The zoo houses more than 250 animal species from around the world. Exhibits feature both domestic and wild animals.

The zoo had two Asian elephants, Ruth and Emily. Emily arrived to the zoo in 1968. After being abused in a circus and abandoned in a trailer located in Danvers, Ruth arrived to the zoo in 1986. In 2013, the zoo announced that after the elephants die, it will not take in any other elephants to replace them, instead opting to get greater one-horned rhinos as part of its master plan. In 2024, the zoo announced that Ruth would enter hospice care at 66 years old. Ruth died in December 2024.

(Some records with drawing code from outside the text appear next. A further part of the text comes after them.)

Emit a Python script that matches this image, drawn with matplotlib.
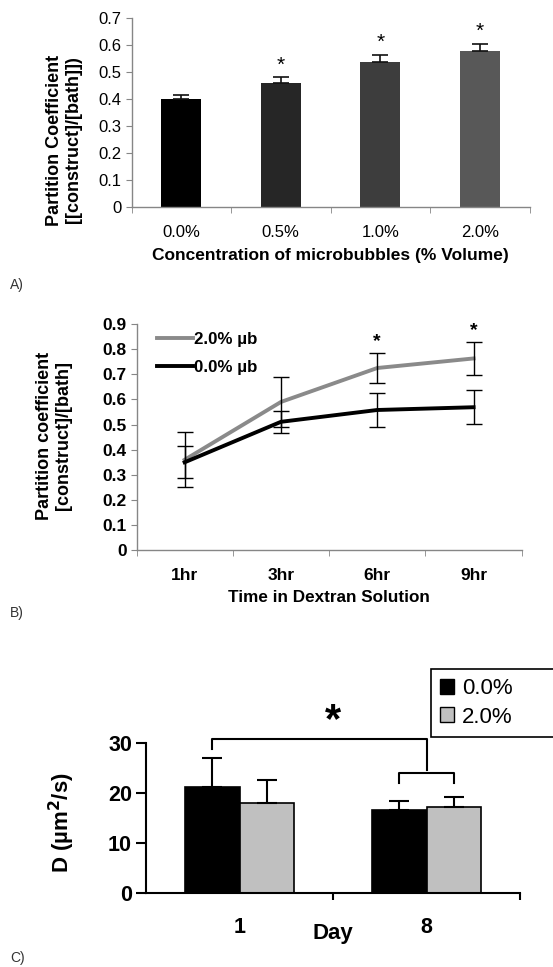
import matplotlib
matplotlib.use("Agg")
import matplotlib.pyplot as plt
from matplotlib.patches import Patch
from matplotlib.lines import Line2D
import numpy as np

plt.rcParams['font.family'] = ['Liberation Sans', 'DejaVu Sans']

# ---------- data ----------
# Panel A
a_categories = ["0.0%", "0.5%", "1.0%", "2.0%"]
a_values = [0.400, 0.461, 0.539, 0.577]
a_errors = [0.016, 0.021, 0.025, 0.028]
a_sig = [False, True, True, True]
a_colors = ["#000000", "#262626", "#3d3d3d", "#585858"]

# Panel B
b_times = ["1hr", "3hr", "6hr", "9hr"]
b_mb2 = [0.360, 0.590, 0.725, 0.763]
b_mb2_err = [0.110, 0.100, 0.058, 0.066]
b_mb0 = [0.350, 0.511, 0.558, 0.569]
b_mb0_err = [0.063, 0.043, 0.069, 0.068]
b_sig = [False, False, True, True]

# Panel C
c_days = ["1", "8"]
c_mb0 = [21.1, 16.6]
c_mb0_err = [5.9, 1.8]
c_mb2 = [18.0, 17.2]
c_mb2_err = [4.5, 1.9]

W, H = 553, 967
fig = plt.figure(figsize=(W / 100, H / 100), dpi=100)


def rect(left, right, top, bottom):
    return [left / W, 1 - bottom / H, (right - left) / W, (bottom - top) / H]


AX_GRAY = "#868686"

# ---------- Panel A ----------
axA = fig.add_axes(rect(131.5, 529.6, 18.3, 207))
xa = np.arange(len(a_categories))
axA.bar(xa, a_values, width=0.4, color=a_colors, zorder=2)
axA.errorbar(xa, a_values, yerr=[np.zeros(len(a_errors)), a_errors], fmt='none',
             ecolor="#111111", elinewidth=1.2, capsize=5.5, capthick=1.2, zorder=3)
for i, s in enumerate(a_sig):
    if s:
        axA.text(xa[i], a_values[i] + a_errors[i] + 0.010, "*", ha='center', va='bottom',
                 fontsize=15, fontweight='normal')
axA.set_xlim(-0.5, 3.5)
axA.set_ylim(0, 0.7)
axA.set_yticks(np.arange(0, 0.71, 0.1))
axA.set_yticklabels(["0", "0.1", "0.2", "0.3", "0.4", "0.5", "0.6", "0.7"])
axA.set_xticks(xa)
axA.set_xticklabels(a_categories)
axA.set_xticks(np.arange(-0.5, 3.6, 1), minor=True)
axA.tick_params(axis='x', which='major', length=0, pad=13, labelsize=12)
axA.tick_params(axis='x', which='minor', length=4, color=AX_GRAY, direction='out')
axA.tick_params(axis='y', length=4, color=AX_GRAY, labelsize=12, pad=3)
for sp in ['top', 'right']:
    axA.spines[sp].set_visible(False)
for sp in ['left', 'bottom']:
    axA.spines[sp].set_color(AX_GRAY)
    axA.spines[sp].set_linewidth(1.0)
axA.set_xlabel("Concentration of microbubbles (% Volume)", fontsize=12.5,
               fontweight='bold', labelpad=6)
fig.text(64 / W, 1 - 140 / H, "Partition Coefficient\n[[construct]/[bath]])", rotation=90,
         ha='center', va='center', fontsize=13, fontweight='bold', multialignment='center',
         linespacing=1.15)
fig.text(10 / W, 1 - 285 / H, "A)", fontsize=10, color="#333333", ha='left', va='center')

# ---------- Panel B ----------
axB = fig.add_axes(rect(136.5, 521.7, 324, 550.3))
xb = np.arange(len(b_times))
axB.plot(xb, b_mb2, color="#8a8a8a", lw=2.8, zorder=2, label="2.0% µb")
axB.plot(xb, b_mb0, color="#000000", lw=2.8, zorder=2, label="0.0% µb")
axB.errorbar(xb, b_mb2, yerr=b_mb2_err, fmt='none', ecolor='black', elinewidth=1.0,
             capsize=6, capthick=1.0, zorder=3)
axB.errorbar(xb, b_mb0, yerr=b_mb0_err, fmt='none', ecolor='black', elinewidth=1.0,
             capsize=6, capthick=1.0, zorder=3)
for i, s in enumerate(b_sig):
    if s:
        axB.text(xb[i], b_mb2[i] + b_mb2_err[i] + 0.012, "*", ha='center', va='bottom',
                 fontsize=14, fontweight='bold')
axB.set_xlim(-0.5, 3.5)
axB.set_ylim(0, 0.9)
axB.set_yticks(np.arange(0, 0.91, 0.1))
axB.set_yticklabels(["0", "0.1", "0.2", "0.3", "0.4", "0.5", "0.6", "0.7", "0.8", "0.9"],
                    fontweight='bold')
axB.set_xticks(xb)
axB.set_xticklabels(b_times, fontweight='bold')
axB.set_xticks(np.arange(-0.5, 3.6, 1), minor=True)
axB.tick_params(axis='x', which='major', length=0, pad=13, labelsize=12.5)
axB.tick_params(axis='x', which='minor', length=4, color=AX_GRAY, direction='out')
axB.tick_params(axis='y', length=4, color=AX_GRAY, labelsize=12.5, pad=3)
for sp in ['top', 'right']:
    axB.spines[sp].set_visible(False)
for sp in ['left', 'bottom']:
    axB.spines[sp].set_color(AX_GRAY)
    axB.spines[sp].set_linewidth(1.0)
axB.set_xlabel("Time in Dextran Solution", fontsize=12.3, fontweight='bold', labelpad=5)
fig.text(54 / W, 1 - 436 / H, "Partition coefficient\n[construct]/[bath]", rotation=90,
         ha='center', va='center', fontsize=13, fontweight='bold', multialignment='center',
         linespacing=1.15)
legB = axB.legend(loc='upper left', bbox_to_anchor=(157 / W, 1 - 332 / H),
                  bbox_transform=fig.transFigure, frameon=False, handlelength=2.1,
                  handletextpad=0.1, labelspacing=0.75, borderpad=0, borderaxespad=0,
                  prop={'size': 12.2, 'weight': 'bold'})
fig.text(10 / W, 1 - 613 / H, "B)", fontsize=10, color="#333333", ha='left', va='center')

# ---------- Panel C ----------
axC = fig.add_axes(rect(146, 520, 742.7, 893.3))
xc = np.arange(len(c_days))
bw = 0.29
axC.bar(xc - bw / 2, c_mb0, width=bw, color='black', edgecolor='black', lw=1.2, zorder=2,
        label="0.0%")
axC.bar(xc + bw / 2, c_mb2, width=bw, color='#c0c0c0', edgecolor='black', lw=1.2, zorder=2,
        label="2.0%")
axC.errorbar(xc - bw / 2, c_mb0, yerr=[np.zeros(2), c_mb0_err], fmt='none', ecolor='black',
             elinewidth=1.5, capsize=7, capthick=1.5, zorder=3)
axC.errorbar(xc + bw / 2, c_mb2, yerr=[np.zeros(2), c_mb2_err], fmt='none', ecolor='black',
             elinewidth=1.5, capsize=7, capthick=1.5, zorder=3)
axC.set_xlim(-0.5, 1.5)
axC.set_ylim(0, 30)
axC.set_yticks([0, 10, 20, 30])
axC.set_yticklabels(["0", "10", "20", "30"], fontweight='bold')
axC.set_xticks(xc)
axC.set_xticklabels(c_days, fontweight='bold')
axC.set_xticks([0.5, 1.5], minor=True)
axC.tick_params(axis='x', which='major', length=0, pad=17, labelsize=15.5)
axC.tick_params(axis='x', which='minor', length=5, width=1.5, color='black', direction='out')
axC.tick_params(axis='y', length=7, width=1.5, color='black', labelsize=15.5, pad=3)
for sp in ['top', 'right']:
    axC.spines[sp].set_visible(False)
for sp in ['left', 'bottom']:
    axC.spines[sp].set_color('black')
    axC.spines[sp].set_linewidth(1.5)

# significance brackets
big_left = xc[0] - bw / 2
big_right = xc[1]
axC.plot([big_left, big_left, big_right, big_right], [28.7, 30.7, 30.7, 24.5],
         color='black', lw=1.5, clip_on=False, zorder=4)
axC.plot([xc[1] - bw / 2, xc[1] - bw / 2, xc[1] + bw / 2, xc[1] + bw / 2],
         [22.0, 24.0, 24.0, 22.0], color='black', lw=1.5, clip_on=False, zorder=4)
axC.text(0.5, 34.3, "*", ha='center', va='center', fontsize=30, fontweight='bold')

fig.text(333 / W, 1 - 933 / H, "Day", ha='center', va='center', fontsize=16,
         fontweight='bold')
fig.text(62 / W, 1 - 823 / H, "D (µm$^{\\mathbf{2}}$/s)", rotation=90, ha='center',
         va='center', fontsize=16, fontweight='bold')
handles = [Patch(facecolor='black', edgecolor='black', lw=1.0),
           Patch(facecolor='#c0c0c0', edgecolor='black', lw=1.0)]
legC = fig.legend(handles, ["0.0%", "2.0%"], loc='upper left',
                  bbox_to_anchor=(431 / W, 1 - 729 / H, 140 / W, 60 / H), mode='expand',
                  frameon=True, fancybox=False,
                  edgecolor='black', framealpha=1, handlelength=0.65, handleheight=0.65,
                  handletextpad=0.35, labelspacing=0.35, borderpad=0.4, borderaxespad=0,
                  prop={'size': 16})
legC.get_frame().set_linewidth(1.2)
fig.text(10 / W, 1 - 958 / H, "C)", fontsize=10, color="#333333", ha='left', va='center')

fig.savefig("out.png", dpi=100)
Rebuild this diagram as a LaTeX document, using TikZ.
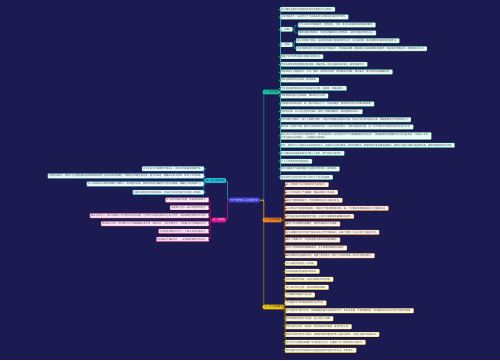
\documentclass[tikz,border=0pt]{standalone}
\usepackage{fontspec}
\newfontfamily\cjk{Noto Sans CJK SC}
\usepackage{xcolor}
\usetikzlibrary{positioning, shadows}
\definecolor{mapbg}{HTML}{1B1B52}
\definecolor{mapcore}{HTML}{3B3BD4}
\definecolor{mapteal}{HTML}{1ABC9C}
\definecolor{maporange}{HTML}{E67E22}
\definecolor{mapyellow}{HTML}{F1C40F}
\definecolor{mapcyan}{HTML}{1EBBD7}
\definecolor{mapmagenta}{HTML}{E4168A}

\begin{document}
\begin{tikzpicture}[x=1pt, y=-1pt,
    core/.style={fill=mapcore, text=white, rounded corners=1pt,
      inner xsep=1.5pt, inner ysep=1.3pt, font=\cjk\fontsize{2.8}{3.3}\selectfont},
    topic/.style={fill=#1, rounded corners=.8pt, inner xsep=1.2pt, inner ysep=1.2pt,
      text=black!85, font=\cjk\fontsize{2.3}{2.8}\selectfont},
    leaf/.style={draw=#1, fill=#1!7!white, line width=.3pt, rounded corners=.6pt,
      inner xsep=1pt, inner ysep=1.2pt, align=left, text=black!75,
      font=\cjk\fontsize{2.3}{2.8}\selectfont,
      drop shadow={shadow xshift=.6pt, shadow yshift=-.6pt, fill=black, opacity=.55}},
    twig/.style={draw=#1, line width=.5pt, rounded corners=1.5pt}]
\useasboundingbox[fill=mapbg] (0,0) rectangle (500,360);

% --- Centre \& main topics ---
\node[core, anchor=west](core) at (229,200) {PPT制作实习总结范文};
\node[topic=mapteal, anchor=west](plan) at (263,92) {一、实习内容};
\node[topic=maporange, anchor=west](gain) at (263,220) {二、实习的收获};
\node[topic=mapyellow, anchor=west](sum) at (263,307) {三、实习总结报告};
\node[topic=mapcyan, anchor=east](lack) at (226,180.5) {四、实习中的不足};
\node[topic=mapmagenta, anchor=east, text=white](close) at (226,220) {五、结束语};
\foreach \b/\c in {plan/mapteal, gain/maporange, sum/mapyellow}
  {\draw[twig=\c](core.east) -- ++(4,0) |- (\b.west);}
\foreach \b/\c in {lack/mapcyan, close/mapmagenta}
  {\draw[twig=\c](core.west) -- ++(-1.5,0) |- (\b.east);}

% --- 一、实习内容 ---
\foreach \y/\t [count=\i] in {
  9.3/实习期间主要在市场部负责演示文稿的设计与制作。,
  17/在导师指导下，先后参与了产品发布会与年度总结会的PPT制作。,
  56.7/掌握了PPT制作的基本流程与常用技巧。,
  64.3/学会先用思维导图理清内容逻辑，再确定每一页的主题和表达重点，避免堆砌文字。,
  72/在版式设计上遵循对齐、对比、重复、亲密四大原则，使页面层次清晰、重点突出，便于观众快速理解信息。,
  80/熟练运用母版与版式统一整体风格。,
  88.3/学会将枯燥的数据转化为直观的柱状图、饼图等，增强说服力。,
  96/合理使用动画与切换效果，做到简洁不花哨。,
  104/注重图片素材的选择，统一图片风格与尺寸，并通过裁剪、蒙版等方式提升页面的美观度。,
  111.7/在配色方面，以公司主色调为基础，搭配一至两种辅助色，保持整体协调统一。,
  119.7/在制作客户提案时，深入了解客户需求，从客户的角度出发组织内容，突出产品优势和解决方案，使提案更具针对性和吸引力。,
  127/每完成一份演示文稿，都会主动请导师审阅，认真记录修改意见，对照问题逐条完善，在一次次修改中不断提升自己的设计水平。,
  136/通过参与公司年会演示文稿的制作，我深刻体会到一份优秀的PPT不仅需要精美的视觉设计，更需要清晰的逻辑和有力的内容支撑，二者缺一不可，\\只有内容与形式相统一，才能真正打动观众。,
  145.3/此外，我还学习了演讲与演示的配合技巧，在排练中注意控制每一页的停留时间，根据演讲节奏设置动画顺序，使演示过程与讲解内容紧密衔接，整体效果更加自然流畅。,
  153.3/实习期间共完成各类演示文稿二十余份，累计页面三百余页。,
  161.3/个人工作效率得到明显提高。,
  169/同时也锻炼了沟通协调能力与团队合作意识，收获颇丰。,
  177.3/这些经历为今后的学习和工作打下了坚实的基础。}{
  \node[leaf=mapteal, anchor=west](plan\i) at (280,\y) {\t};
  \draw[twig=mapteal](plan.east) -- ++(1,0) |- (plan\i.west);
}
\node[leaf=mapteal, anchor=west](pre) at (280,29.3) {1、前期：};
\node[leaf=mapteal, anchor=west](post) at (280,44.7) {2、后期：};
\draw[twig=mapteal](plan.east) -- ++(1,0) |- (pre.west);
\draw[twig=mapteal](plan.east) -- ++(1,0) |- (post.west);
\foreach \y/\t [count=\i] in {
  25/学习公司PPT模板规范，熟悉配色、字体、版式以及图标素材的使用要求。,
  33/整理往期优秀案例，分析其逻辑结构与视觉表现，总结可借鉴的制作方法。}{
  \node[leaf=mapteal, anchor=west](pre\i) at (298,\y) {\t};
  \draw[twig=mapteal](pre.east) -- ++(2,0) |- (pre\i.west);
}
\foreach \y/\t [count=\i] in {
  40.7/独立承担部门周报、培训课件和客户提案的制作任务，从内容梳理、框架搭建到页面排版全程参与。,
  48.7/协助同事完成大型活动的演示文稿设计，负责动画效果、图表美化与多媒体素材的整合，保证演示流畅自然，得到领导的认可。}{
  \node[leaf=mapteal, anchor=west](post\i) at (296,\y) {\t};
  \draw[twig=mapteal](post.east) -- ++(1.5,0) |- (post\i.west);
}

% --- 二、实习的收获 ---
\foreach \y/\t [count=\i] in {
  184.7/进一步提高了办公软件的综合运用能力。,
  192.3/在工作中培养了严谨细致、精益求精的工作态度。,
  200.3/增强了逻辑思维能力，学会用结构化的方式表达观点。,
  208.3/认识到设计不是简单的美化，而是为了更好地传递信息，每一个元素的使用都应服务于内容的表达。,
  216.3/学会站在观众的角度思考问题，让演示内容更容易被理解和接受。,
  224/懂得了时间管理的重要性，能够合理安排工作进度。,
  232.3/在与同事的交流中学到了很多书本上学不到的知识，开阔了视野，也认识到了自身的不足。,
  240/提升了审美水平，对色彩搭配与版式布局更加敏感。,
  248/学会了利用网络资源收集素材，并注意遵守版权相关规定。,
  255.7/体会到职场与校园的不同，增强了责任意识，明白了认真对待每一项工作任务的意义。}{
  \node[leaf=maporange, anchor=west](gain\i) at (285,\y) {\t};
  \draw[twig=maporange!60!black](gain.east) -- ++(2.5,0) |- (gain\i.west);
}

% --- 三、实习总结报告 ---
\foreach \y/\t [count=\i] in {
  263.3/专业技能仍有待进一步加强。,
  271.3/对高级动画功能掌握不够熟练。,
  279.3/制作效率还不够高，时间分配有时不够合理。,
  287.3/设计缺乏独立创意，较多依赖现有模板。,
  295/与同事的沟通还不够主动。,
  303/今后要多学习和借鉴优秀的设计作品。,
  310.7/在今后的学习和工作中，我将继续加强专业知识的学习，多动手实践，不断积累经验，努力提高自己的设计能力和综合素质。,
  318.7/始终保持积极的学习态度，虚心向他人请教。,
  326.7/学会总结与反思，每完成一项任务都及时复盘，查找不足之处。,
  334.5/感谢公司给予的实习机会，感谢导师和同事们的悉心指导与帮助，让我在实践中快速成长。,
  342.3/这次实习让我更加明确了今后的努力方向，也增强了步入职场的信心和勇气。,
  350.3/我会把实习中学到的知识与经验运用到今后的工作中去，不断进步。}{
  \node[leaf=mapyellow, anchor=west](sum\i) at (285,\y) {\t};
  \draw[twig=mapyellow!55!black](sum.east) -- ++(1,0) |- (sum\i.west);
}

% --- 四、实习中的不足 ---
\foreach \y/\t [count=\i] in {
  168.7/对公司业务了解得还不够深入，有时对内容重点把握不准。,
  176/在制作过程中，有时过于注重页面的视觉效果而忽略了内容本身的逻辑性，导致部分页面信息过多、重点不突出，需要多次返工修改，影响了工作效率。,
  184/对一些新的设计软件和插件了解较少，例如图片处理、图标制作等方面的能力还比较薄弱，需要在今后加强学习。,
  192.3/在面对紧急任务时容易紧张，抗压能力和应变能力有待进一步提高。}{
  \node[leaf=mapcyan, anchor=east](lack\i) at (204,\y) {\t};
  \draw[twig=mapcyan](lack.west) -- ++(-1,0) |- (lack\i.east);
}

% --- 五、结束语 ---
\foreach \y/\t [count=\i] in {
  200/实习的时间虽然短暂，但是收获却很大。,
  207.7/这是我人生中一段非常宝贵的经历。,
  215.7/通过这次实习，我不仅提高了PPT制作的专业技能，也学会了如何在团队中与他人合作，如何高效地完成工作任务。,
  223.7/我深刻认识到，无论做什么工作都需要认真负责、踏实肯干，只有不断学习，才能跟上时代发展的步伐。,
  231.3/今后我会继续努力学习，不断充实和完善自己。,
  239.3/相信通过不懈的努力，一定能够取得更大的进步。}{
  \node[leaf=mapmagenta, anchor=east](close\i) at (209,\y) {\t};
  \draw[twig=mapmagenta!80!black](close.west) -- ++(-1.5,0) |- (close\i.east);
}
\end{tikzpicture}
\end{document}
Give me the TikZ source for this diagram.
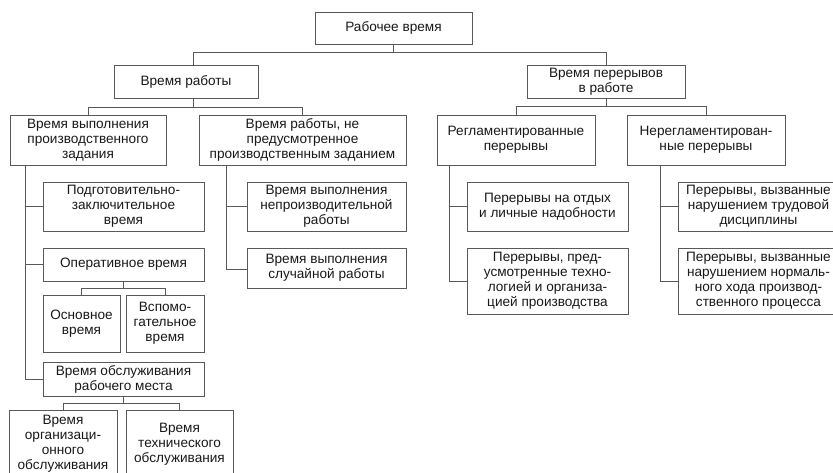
\documentclass[tikz,border=0pt]{standalone}
\usepackage{fontspec}
\setmainfont{Liberation Sans}
\begin{document}
\begin{tikzpicture}[x=1pt,y=-1pt,line width=0.9pt]
\tikzstyle{box}=[draw=black!65, fill=white, align=center, inner sep=0pt, text=black!90, font=\fontsize{13.6}{15}\selectfont]
\tikzstyle{link}=[draw=black!65]
\useasboundingbox (0,0) rectangle (833,473);
\clip (0,0) rectangle (833,473);

% top level
\node[box, minimum width=157, minimum height=32] (top) at (393.5,28) {Рабочее время};
\node[box, minimum width=144, minimum height=33] (work) at (186,81.5) {Время работы};
\node[box, minimum width=158, minimum height=33] (breaks) at (606,81.5) {Время перерывов\\в работе};

% second level
\node[box, minimum width=156, minimum height=50] (task) at (88,140) {Время выполнения\\производственного\\задания};
\node[box, minimum width=207, minimum height=50] (nontask) at (302.5,140) {Время работы, не\\предусмотренное\\производственным заданием};
\node[box, minimum width=158, minimum height=50] (reg) at (516,140) {Регламентированные\\перерывы};
\node[box, minimum width=158, minimum height=50] (nonreg) at (706,140) {Нерегламентирован-\\ные перерывы};

% production task
\node[box, minimum width=161, minimum height=49] (prep) at (123.5,206.5) {Подготовительно-\\заключительное\\время};
\node[box, minimum width=161, minimum height=33] (oper) at (123.5,264.5) {Оперативное время};
\node[box, minimum width=77, minimum height=57] (main) at (81.5,323.5) {Основное\\время};
\node[box, minimum width=78, minimum height=57] (aux) at (165,323.5) {Вспомо-\\гательное\\время};
\node[box, minimum width=161, minimum height=34] (serv) at (123.5,379) {Время обслуживания\\рабочего места};
\node[box, minimum width=108, minimum height=68] (org) at (63,444) {Время\\организаци-\\онного\\обслуживания};
\node[box, minimum width=107, minimum height=68] (tech) at (179.5,444) {Время\\технического\\обслуживания};

% work outside the task
\node[box, minimum width=159, minimum height=49] (unprod) at (326.5,206.5) {Время выполнения\\непроизводительной\\работы};
\node[box, minimum width=159, minimum height=40] (casual) at (326.5,268) {Время выполнения\\случайной работы};

% breaks
\node[box, minimum width=161, minimum height=49] (rest) at (547.5,206.5) {Перерывы на отдых\\и личные надобности};
\node[box, minimum width=161, minimum height=66] (techbr) at (547.5,281) {Перерывы, пред-\\усмотренные техно-\\логией и организа-\\цией производства};
\node[box, minimum width=161, minimum height=49] (disc) at (758.5,206.5) {Перерывы, вызванные\\нарушением трудовой\\дисциплины};
\node[box, minimum width=161, minimum height=66] (norm) at (758.5,281) {Перерывы, вызванные\\нарушением нормаль-\\ного хода производ-\\ственного процесса};

\draw[link] (top.south) -- ++(0,8) -| ([xshift=7]work.north);
\draw[link] (top.south) -- ++(0,8) -| (breaks.north);
\draw[link] ([xshift=7]work.south) -- ++(0,9) -| (task.north);
\draw[link] ([xshift=7]work.south) -- ++(0,9) -| (nontask.north);
\draw[link] (breaks.south) -- ++(0,8) -| (reg.north);
\draw[link] (breaks.south) -- ++(0,8) -| (nonreg.north);

\draw[link] ([xshift=16]task.south west) |- (prep.west);
\draw[link] ([xshift=16]task.south west) |- (oper.west);
\draw[link] ([xshift=16]task.south west) |- (serv.west);
\draw[link] (oper.south) -- ++(0,7) -| (main.north);
\draw[link] (oper.south) -- ++(0,7) -| (aux.north);
\draw[link] (serv.south) -- ++(0,7) -| (org.north);
\draw[link] (serv.south) -- ++(0,7) -| (tech.north);

\draw[link] ([xshift=28]nontask.south west) |- (unprod.west);
\draw[link] ([xshift=28]nontask.south west) |- ([yshift=-1]casual.west);

\draw[link] ([xshift=13]reg.south west) |- (rest.west);
\draw[link] ([xshift=13]reg.south west) |- (techbr.west);
\draw[link] ([xshift=34]nonreg.south west) |- (disc.west);
\draw[link] ([xshift=34]nonreg.south west) |- (norm.west);
\end{tikzpicture}
\end{document}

The exhibits are categorized into five main areas:
- North America East (NAE): This section contains black bears, river otters, beavers, turkey vultures, bald eagles, and a coyote.
- North America West (NAW): This section located beyond the entrance contains bison, wild turkeys, whitetail deer, cougars, Canadian lynx, bobcats, and common crows.
- Aquatics: This section contains harbor seals, shorebirds, exhibits replicating a salt marsh, a kettlepond, and a mountain stream, amphibians, snakes, and turtles.
- Rainforests, Rivers & Reefs: This indoor section contains animals from the tropical regions of Earth, like monkeys, birds, and reef fish.
- Elephants: This section contains the zoo's elephant named Emily. Nearby exhibits include red pandas and red-crowned cranes.
- Domestics: This section contains 2 horses,.
- Animal Ambassadors: This section will be housed in a new Animal Ambassador barn by Domestics, set to open in Spring of 2025. Currently they are housed behind the scenes and are used for programming, and include Virginia opossums, skunks, Madagascar hissing cockroaches and a prehensile-tailed skink.

===Education===
The Wildlife Education Center is an educational building at the heart of the zoo. It contains two classrooms which host educational programs and business and private meetings.

===Events===

Annual events at the zoo include "Boo at the Zoo", "Red, White, and Brew", "First Taste of Fall", and "Cookies, Paws, and Santa Claws".

===Other features===
The North Woods Gift Store and Bear's Den Cafe are open daily.